* **YOUR GOAL**: Quote, verbatim, all material below, without pictures.

------ DATASET EXCERPTS

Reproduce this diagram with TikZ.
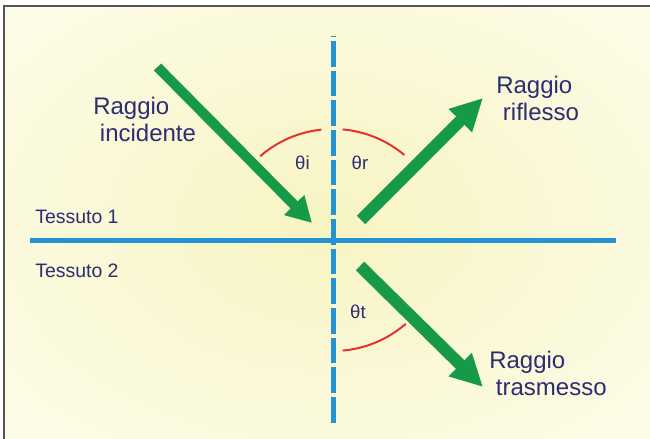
\documentclass[tikz,border=0pt]{standalone}
\usepackage{fontspec}
\setmainfont{Liberation Sans}
\usetikzlibrary{arrows.meta, calc}
\definecolor{inknavy}{HTML}{2E2C73}
\definecolor{inkgreen}{HTML}{179A48}
\definecolor{inkblue}{HTML}{2592D2}
\definecolor{inkred}{HTML}{E5322D}
\definecolor{glowin}{HTML}{F7F4C2}
\definecolor{glowout}{HTML}{FEFEF4}
\definecolor{inkframe}{HTML}{555555}
\pgfdeclareradialshading{glow}{\pgfpoint{0bp}{0bp}}{%
  color(0bp)=(glowin); color(16bp)=(glowin!65!glowout);
  color(45bp)=(glowout); color(100bp)=(glowout)}

\begin{document}
\begin{tikzpicture}[x=0.75pt, y=-0.75pt,
    lbl/.style={text=inknavy, font=\fontsize{18pt}{20.25pt}\selectfont,
                align=left, inner sep=0pt, anchor=base west},
    tissue/.style={text=inknavy, font=\fontsize{14.6pt}{17pt}\selectfont,
                   inner sep=0pt, anchor=base west},
    ang/.style={text=inknavy, font=\fontsize{14pt}{16pt}\selectfont,
                inner sep=0pt},
    ray/.style={inkgreen, line width=7.5pt,
                -{Triangle[length=19pt, width=20pt]}},
    fatray/.style={inkgreen, line width=9pt,
                   -{Triangle[length=24pt, width=23pt]}},
    angarc/.style={inkred, line width=1.5pt}]
  \useasboundingbox (0,0) rectangle (650,439);
  % background and frame
  \shade[shading=glow] (4,6) rectangle (650,439);
  \draw[inkframe, line width=1.5pt] (4,439) -- (4,6) -- (650,6);
  % interface and normal
  \coordinate (O) at (333,240);
  \coordinate (left) at (30,240);
  \coordinate (right) at (616,240);
  \coordinate (ntop) at (333,36);
  \coordinate (nbot) at (333,423);
  \draw[inkblue, line width=3.75pt] (left) -- (right);
  \draw[inkblue, line width=3.75pt, dash pattern=on 19.1pt off 3.15pt,
        dash phase=18.4pt] (ntop) -- (nbot);
  % angles
  \foreach \a/\b in {-131/-96, -85/-50, 49/85}{%
    \draw[angarc] (O) ++(\a:111) arc[start angle=\a, end angle=\b, radius=111];}
  \node[ang] (ti) at (302.5,163) {θi};
  \node[ang] (tr) at (360,163) {θr};
  \node[ang] (tt) at (358,312) {θt};
  % rays
  \coordinate (inc-s) at (157.5,67);
  \coordinate (inc-e) at (312,223);
  \coordinate (refl-s) at (361,220);
  \coordinate (refl-e) at (483,98);
  \coordinate (tras-s) at (360,266);
  \coordinate (tras-e) at (483,387);
  \draw[ray] (inc-s) -- (inc-e);
  \draw[fatray] (refl-s) -- (refl-e);
  \draw[fatray] (tras-s) -- (tras-e);
  % labels (base = last line)
  \node[lbl] (inc) at (93,141) {Raggio\\\hspace*{5pt}incidente};
  \node[lbl] (refl) at (496,120) {Raggio\\\hspace*{5pt}riflesso};
  \node[lbl] (tras) at (489,395) {Raggio\\\hspace*{5pt}trasmesso};
  \node[tissue] (t1) at (35,223) {Tessuto 1};
  \node[tissue] (t2) at (35,277) {Tessuto 2};
\end{tikzpicture}
\end{document}
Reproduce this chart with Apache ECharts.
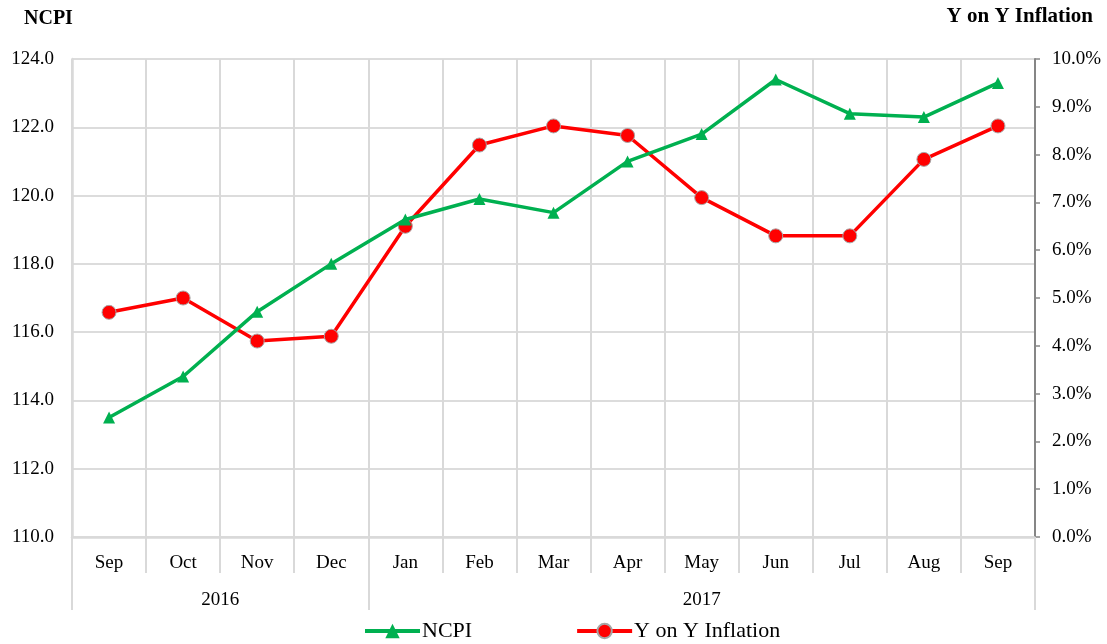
<!DOCTYPE html>
<html><head><meta charset="utf-8">
<script src="https://cdn.jsdelivr.net/npm/echarts@6/dist/echarts.min.js"></script>
<style>html,body{margin:0;padding:0;background:#fff}#c{width:1107px;height:644px}</style>
</head><body><div id="c"></div>
<script>
const months = ['Sep','Oct','Nov','Dec','Jan','Feb','Mar','Apr','May','Jun','Jul','Aug','Sep'];
const years = ['2016','2017'];
const yearLabelPos = [2, 8.5];
const yearBounds = [0, 4, 13];
const ncpi = [113.5,114.7,116.6,118.0,119.3,119.9,119.5,121.0,121.8,123.4,122.4,122.3,123.3];
const inflation = [4.7,5.0,4.1,4.2,6.5,8.2,8.6,8.4,7.1,6.3,6.3,7.9,8.6];

const F = '"Liberation Serif","Times New Roman",serif';
const chart = echarts.init(document.getElementById('c'));
chart.setOption({
  animation:false,
  textStyle:{fontFamily:F},
  title:[
    {text:'NCPI',left:19,top:4,textStyle:{fontFamily:F,fontSize:20,fontWeight:'bold',color:'#000'}},
    {text:'Y on Y Inflation',right:9,top:1,textStyle:{fontFamily:F,fontSize:21,fontWeight:'bold',color:'#000'}}
  ],
  grid:{left:72,right:72,top:59,bottom:107,containLabel:false},
  legend:{bottom:-3,left:358,itemWidth:55,itemHeight:18,itemGap:103,
    textStyle:{fontFamily:F,fontSize:22,color:'#000',padding:[0,0,0,-3]},
    data:[
      {name:'NCPI',lineStyle:{width:4}},
      {name:'Y on Y Inflation',lineStyle:{width:4}}
    ]},
  xAxis:[
    {type:'category',data:months,boundaryGap:true,position:'bottom',
     axisLine:{show:true,lineStyle:{color:'#d9d9d9',width:2.5}},
     axisTick:{show:true,interval:0,length:36,lineStyle:{color:'#d9d9d9',width:2}},
     axisLabel:{interval:0,margin:17,fontSize:19,color:'#000',fontFamily:F},
     splitLine:{show:true,interval:0,lineStyle:{color:'#d9d9d9',width:2}}},
    {type:'value',min:0,max:13,position:'bottom',
     axisLine:{show:false},
     axisTick:{show:true,customValues:yearBounds,length:73,lineStyle:{color:'#d9d9d9',width:2}},
     axisLabel:{show:true,customValues:yearLabelPos,margin:54,fontSize:19,color:'#000',fontFamily:F,
       formatter:function(v){const i=yearLabelPos.indexOf(v);return i>=0?years[i]:'';}},
     splitLine:{show:false}}
  ],
  yAxis:[
    {type:'value',min:110,max:124,interval:2,position:'left',
     axisLine:{show:true,lineStyle:{color:'#d9d9d9',width:2.5}},
     axisTick:{show:false},
     axisLabel:{margin:18,fontSize:19,color:'#000',fontFamily:F,formatter:v=>v.toFixed(1)},
     splitLine:{show:true,lineStyle:{color:'#d0d0d0',width:1.5}}},
    {type:'value',min:0,max:10,interval:1,position:'right',
     axisLine:{show:true,lineStyle:{color:'#868686',width:2}},
     axisTick:{show:true,inside:false,length:5,lineStyle:{color:'#868686',width:1.5}},
     axisLabel:{margin:17,fontSize:19,color:'#000',fontFamily:F,formatter:v=>v.toFixed(1)+'%'},
     splitLine:{show:false}}
  ],
  series:[
    {name:'NCPI',type:'line',xAxisIndex:0,yAxisIndex:0,data:ncpi,
     symbol:'triangle',symbolSize:12,
     lineStyle:{color:'#00b050',width:3.5},itemStyle:{color:'#00b050'},z:3},
    {name:'Y on Y Inflation',type:'line',xAxisIndex:0,yAxisIndex:1,data:inflation,
     symbol:'circle',symbolSize:14,
     lineStyle:{color:'#ff0000',width:3.5},itemStyle:{color:'#ff0000',borderColor:'#a6a6a6',borderWidth:1},z:2}
  ]
});
</script></body></html>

------------

* **RESPONSE TO THE EXERCISE**:
Reproduce this diagram with TikZ.
\documentclass[tikz,border=0pt]{standalone}
\usepackage{fontspec}
\setmainfont{Liberation Sans}
\usetikzlibrary{arrows.meta, calc}
\definecolor{inknavy}{HTML}{2E2C73}
\definecolor{inkgreen}{HTML}{179A48}
\definecolor{inkblue}{HTML}{2592D2}
\definecolor{inkred}{HTML}{E5322D}
\definecolor{glowin}{HTML}{F7F4C2}
\definecolor{glowout}{HTML}{FEFEF4}
\definecolor{inkframe}{HTML}{555555}
\pgfdeclareradialshading{glow}{\pgfpoint{0bp}{0bp}}{%
  color(0bp)=(glowin); color(16bp)=(glowin!65!glowout);
  color(45bp)=(glowout); color(100bp)=(glowout)}

\begin{document}
\begin{tikzpicture}[x=0.75pt, y=-0.75pt,
    lbl/.style={text=inknavy, font=\fontsize{18pt}{20.25pt}\selectfont,
                align=left, inner sep=0pt, anchor=base west},
    tissue/.style={text=inknavy, font=\fontsize{14.6pt}{17pt}\selectfont,
                   inner sep=0pt, anchor=base west},
    ang/.style={text=inknavy, font=\fontsize{14pt}{16pt}\selectfont,
                inner sep=0pt},
    ray/.style={inkgreen, line width=7.5pt,
                -{Triangle[length=19pt, width=20pt]}},
    fatray/.style={inkgreen, line width=9pt,
                   -{Triangle[length=24pt, width=23pt]}},
    angarc/.style={inkred, line width=1.5pt}]
  \useasboundingbox (0,0) rectangle (650,439);
  % background and frame
  \shade[shading=glow] (4,6) rectangle (650,439);
  \draw[inkframe, line width=1.5pt] (4,439) -- (4,6) -- (650,6);
  % interface and normal
  \coordinate (O) at (333,240);
  \coordinate (left) at (30,240);
  \coordinate (right) at (616,240);
  \coordinate (ntop) at (333,36);
  \coordinate (nbot) at (333,423);
  \draw[inkblue, line width=3.75pt] (left) -- (right);
  \draw[inkblue, line width=3.75pt, dash pattern=on 19.1pt off 3.15pt,
        dash phase=18.4pt] (ntop) -- (nbot);
  % angles
  \foreach \a/\b in {-131/-96, -85/-50, 49/85}{%
    \draw[angarc] (O) ++(\a:111) arc[start angle=\a, end angle=\b, radius=111];}
  \node[ang] (ti) at (302.5,163) {θi};
  \node[ang] (tr) at (360,163) {θr};
  \node[ang] (tt) at (358,312) {θt};
  % rays
  \coordinate (inc-s) at (157.5,67);
  \coordinate (inc-e) at (312,223);
  \coordinate (refl-s) at (361,220);
  \coordinate (refl-e) at (483,98);
  \coordinate (tras-s) at (360,266);
  \coordinate (tras-e) at (483,387);
  \draw[ray] (inc-s) -- (inc-e);
  \draw[fatray] (refl-s) -- (refl-e);
  \draw[fatray] (tras-s) -- (tras-e);
  % labels (base = last line)
  \node[lbl] (inc) at (93,141) {Raggio\\\hspace*{5pt}incidente};
  \node[lbl] (refl) at (496,120) {Raggio\\\hspace*{5pt}riflesso};
  \node[lbl] (tras) at (489,395) {Raggio\\\hspace*{5pt}trasmesso};
  \node[tissue] (t1) at (35,223) {Tessuto 1};
  \node[tissue] (t2) at (35,277) {Tessuto 2};
\end{tikzpicture}
\end{document}
Reproduce this chart with Apache ECharts.
<!DOCTYPE html>
<html><head><meta charset="utf-8">
<script src="https://cdn.jsdelivr.net/npm/echarts@6/dist/echarts.min.js"></script>
<style>html,body{margin:0;padding:0;background:#fff}#c{width:1107px;height:644px}</style>
</head><body><div id="c"></div>
<script>
const months = ['Sep','Oct','Nov','Dec','Jan','Feb','Mar','Apr','May','Jun','Jul','Aug','Sep'];
const years = ['2016','2017'];
const yearLabelPos = [2, 8.5];
const yearBounds = [0, 4, 13];
const ncpi = [113.5,114.7,116.6,118.0,119.3,119.9,119.5,121.0,121.8,123.4,122.4,122.3,123.3];
const inflation = [4.7,5.0,4.1,4.2,6.5,8.2,8.6,8.4,7.1,6.3,6.3,7.9,8.6];

const F = '"Liberation Serif","Times New Roman",serif';
const chart = echarts.init(document.getElementById('c'));
chart.setOption({
  animation:false,
  textStyle:{fontFamily:F},
  title:[
    {text:'NCPI',left:19,top:4,textStyle:{fontFamily:F,fontSize:20,fontWeight:'bold',color:'#000'}},
    {text:'Y on Y Inflation',right:9,top:1,textStyle:{fontFamily:F,fontSize:21,fontWeight:'bold',color:'#000'}}
  ],
  grid:{left:72,right:72,top:59,bottom:107,containLabel:false},
  legend:{bottom:-3,left:358,itemWidth:55,itemHeight:18,itemGap:103,
    textStyle:{fontFamily:F,fontSize:22,color:'#000',padding:[0,0,0,-3]},
    data:[
      {name:'NCPI',lineStyle:{width:4}},
      {name:'Y on Y Inflation',lineStyle:{width:4}}
    ]},
  xAxis:[
    {type:'category',data:months,boundaryGap:true,position:'bottom',
     axisLine:{show:true,lineStyle:{color:'#d9d9d9',width:2.5}},
     axisTick:{show:true,interval:0,length:36,lineStyle:{color:'#d9d9d9',width:2}},
     axisLabel:{interval:0,margin:17,fontSize:19,color:'#000',fontFamily:F},
     splitLine:{show:true,interval:0,lineStyle:{color:'#d9d9d9',width:2}}},
    {type:'value',min:0,max:13,position:'bottom',
     axisLine:{show:false},
     axisTick:{show:true,customValues:yearBounds,length:73,lineStyle:{color:'#d9d9d9',width:2}},
     axisLabel:{show:true,customValues:yearLabelPos,margin:54,fontSize:19,color:'#000',fontFamily:F,
       formatter:function(v){const i=yearLabelPos.indexOf(v);return i>=0?years[i]:'';}},
     splitLine:{show:false}}
  ],
  yAxis:[
    {type:'value',min:110,max:124,interval:2,position:'left',
     axisLine:{show:true,lineStyle:{color:'#d9d9d9',width:2.5}},
     axisTick:{show:false},
     axisLabel:{margin:18,fontSize:19,color:'#000',fontFamily:F,formatter:v=>v.toFixed(1)},
     splitLine:{show:true,lineStyle:{color:'#d0d0d0',width:1.5}}},
    {type:'value',min:0,max:10,interval:1,position:'right',
     axisLine:{show:true,lineStyle:{color:'#868686',width:2}},
     axisTick:{show:true,inside:false,length:5,lineStyle:{color:'#868686',width:1.5}},
     axisLabel:{margin:17,fontSize:19,color:'#000',fontFamily:F,formatter:v=>v.toFixed(1)+'%'},
     splitLine:{show:false}}
  ],
  series:[
    {name:'NCPI',type:'line',xAxisIndex:0,yAxisIndex:0,data:ncpi,
     symbol:'triangle',symbolSize:12,
     lineStyle:{color:'#00b050',width:3.5},itemStyle:{color:'#00b050'},z:3},
    {name:'Y on Y Inflation',type:'line',xAxisIndex:0,yAxisIndex:1,data:inflation,
     symbol:'circle',symbolSize:14,
     lineStyle:{color:'#ff0000',width:3.5},itemStyle:{color:'#ff0000',borderColor:'#a6a6a6',borderWidth:1},z:2}
  ]
});
</script></body></html>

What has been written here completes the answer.